Produced for British television in 1993, Nigel Wattis’ documentary Portrait begins dramatically, with Guillem’s piercing gaze and needlelike leg sweeping over the back of a chair in Béjart’s Sissi. The film moves on quickly, interleaving performance and rehearsal sequences with short interviews. The dance selections record her impressive range, from Swan Lake and Manon to an angular solo, Wet Woman, by Mats Ek. Various choreographers, Royal Ballet administrators, and English dance critics provide the comments, assessing her skill and temperament from their respective viewpoints.
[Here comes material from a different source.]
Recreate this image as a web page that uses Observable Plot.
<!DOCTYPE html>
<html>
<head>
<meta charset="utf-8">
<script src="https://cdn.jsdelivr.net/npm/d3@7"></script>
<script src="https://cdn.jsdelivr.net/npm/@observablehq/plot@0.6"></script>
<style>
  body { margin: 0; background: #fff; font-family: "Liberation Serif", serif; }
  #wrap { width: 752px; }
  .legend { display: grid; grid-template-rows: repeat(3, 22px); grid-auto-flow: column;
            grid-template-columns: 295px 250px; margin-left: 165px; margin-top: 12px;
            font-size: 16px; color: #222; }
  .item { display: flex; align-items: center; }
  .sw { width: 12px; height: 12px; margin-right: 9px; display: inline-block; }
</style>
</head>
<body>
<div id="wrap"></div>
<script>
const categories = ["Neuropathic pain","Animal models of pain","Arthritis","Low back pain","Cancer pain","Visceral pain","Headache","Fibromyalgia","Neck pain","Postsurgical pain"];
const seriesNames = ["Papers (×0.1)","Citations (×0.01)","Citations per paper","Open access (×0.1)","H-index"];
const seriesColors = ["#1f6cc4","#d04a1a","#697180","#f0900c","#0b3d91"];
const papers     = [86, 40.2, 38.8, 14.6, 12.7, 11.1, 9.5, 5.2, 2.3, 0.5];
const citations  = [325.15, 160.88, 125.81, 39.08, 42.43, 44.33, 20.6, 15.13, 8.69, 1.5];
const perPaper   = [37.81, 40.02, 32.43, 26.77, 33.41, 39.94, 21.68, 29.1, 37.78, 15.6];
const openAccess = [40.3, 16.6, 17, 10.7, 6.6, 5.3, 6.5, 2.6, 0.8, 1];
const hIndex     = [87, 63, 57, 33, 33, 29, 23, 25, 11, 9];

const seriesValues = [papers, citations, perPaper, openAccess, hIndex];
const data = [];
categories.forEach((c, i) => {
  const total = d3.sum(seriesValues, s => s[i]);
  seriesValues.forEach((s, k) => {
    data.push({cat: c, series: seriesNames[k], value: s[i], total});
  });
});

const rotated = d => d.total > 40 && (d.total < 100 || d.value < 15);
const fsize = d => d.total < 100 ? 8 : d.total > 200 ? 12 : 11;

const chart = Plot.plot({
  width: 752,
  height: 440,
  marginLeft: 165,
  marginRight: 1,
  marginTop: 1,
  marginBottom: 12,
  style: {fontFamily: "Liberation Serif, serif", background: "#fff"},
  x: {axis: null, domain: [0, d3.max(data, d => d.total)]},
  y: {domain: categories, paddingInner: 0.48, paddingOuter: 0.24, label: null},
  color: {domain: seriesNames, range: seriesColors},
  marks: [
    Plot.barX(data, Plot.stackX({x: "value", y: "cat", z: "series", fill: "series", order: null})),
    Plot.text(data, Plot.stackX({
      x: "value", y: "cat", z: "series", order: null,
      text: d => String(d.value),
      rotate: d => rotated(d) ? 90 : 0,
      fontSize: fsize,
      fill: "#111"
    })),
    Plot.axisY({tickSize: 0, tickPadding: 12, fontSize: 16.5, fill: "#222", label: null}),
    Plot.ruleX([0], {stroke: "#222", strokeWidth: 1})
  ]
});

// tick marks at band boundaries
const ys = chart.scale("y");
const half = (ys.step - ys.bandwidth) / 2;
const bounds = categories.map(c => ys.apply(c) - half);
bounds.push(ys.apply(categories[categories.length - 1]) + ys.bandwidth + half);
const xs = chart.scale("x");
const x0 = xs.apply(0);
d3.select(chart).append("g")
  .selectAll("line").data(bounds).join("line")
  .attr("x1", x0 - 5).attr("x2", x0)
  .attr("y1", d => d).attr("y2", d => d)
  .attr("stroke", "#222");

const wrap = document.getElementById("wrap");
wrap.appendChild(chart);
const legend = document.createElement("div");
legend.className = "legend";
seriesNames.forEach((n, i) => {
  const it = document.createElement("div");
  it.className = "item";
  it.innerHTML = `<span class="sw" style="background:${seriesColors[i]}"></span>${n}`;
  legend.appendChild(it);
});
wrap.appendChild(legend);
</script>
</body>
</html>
Guillem herself speaks to the camera with appealing candor, cheerfully projecting both intelligence and dedication. “I’m not like this just because it’s a gift,” she points out. “I was lucky to have a gift…but I worked a lot.” More surprisingly, she admits, “Before a performance, the strongest feeling is to be afraid.”

Regarding her presence in The Royal Ballet, the talking heads describe her independent attitude with polite disdain. Guillem claims, however, “Onstage…I can express whatever I want. I won’t be judged.” And every step reveals thought as well as skill, devotion as well as will.

André S. Labarthe’s pretentious At Work, filmed in 1987 before Guillem resigned from the Paris Opéra Ballet, puts the young dancer at the service of the filmmaker, whose romantic observations and artsy camera angles obscure more than they illuminate. He focuses languorously on street scenes, empty corridors, and bandaged feet. He repeatedly blocks our vision, interposing bodies between us and the dancers or filming them from behind. Having gained rare access to the work they do privately, he wastes the privilege by drawing attention to his artistic choices instead of theirs.

However, while shadowing his subject for several weeks, Labarthe captured fragments of Raymonda, van Dantzig’s Four Last Songs, Béjart’s La Luna, and Nureyev’s Cinderella. Best of all, we see Guillem with William Forsythe and the original cast of In the middle, somewhat elevated, first rehearsing, then in performance. —Barbara Newman

Books


More Balanchine Variations

By Nancy Goldner. Gainesville, FL. University Press of Florida. 2011. 156 pages. Illustrated. Paper. $24.95.

This slim, captivating volume, like its 2008 companion, adds up to a wealth of sympathetic criticism, born of a lifetime’s experience watching and reflecting on Balanchine’s greatest and lesser works. Goldner seems to have forged a profound relationship with the choreographer through his dances; this is definitely a love affair, one in which affection does not preclude the occasional rebuke. Here, Goldner analyzes, in chronological order, 20 ballets from Tschaikovsky Piano Concerto No. 2 to Mozartiana. We are treated to valuable contextual material, especially on how Balanchine arrived at his musical choices. Throughout, Goldner shuns received opinion, extolling Liebeslieder Walzer with uncommon eloquence, while expressing disappointment with Chaconne and Mozartiana, and suggesting that Bugaku may not represent Balanchine at his most tasteful. No dance critic possesses a more acute eye for the telling choreographic detail and how it forms part of a grand design. Thanks to Goldner’s prose, her musings on even a familiar dance like Symphony in C make you hungry to see the ballet again. For Balanchine newcomers, this and the previous installment should open doors to unspeakable and enduring pleasures. —A. U.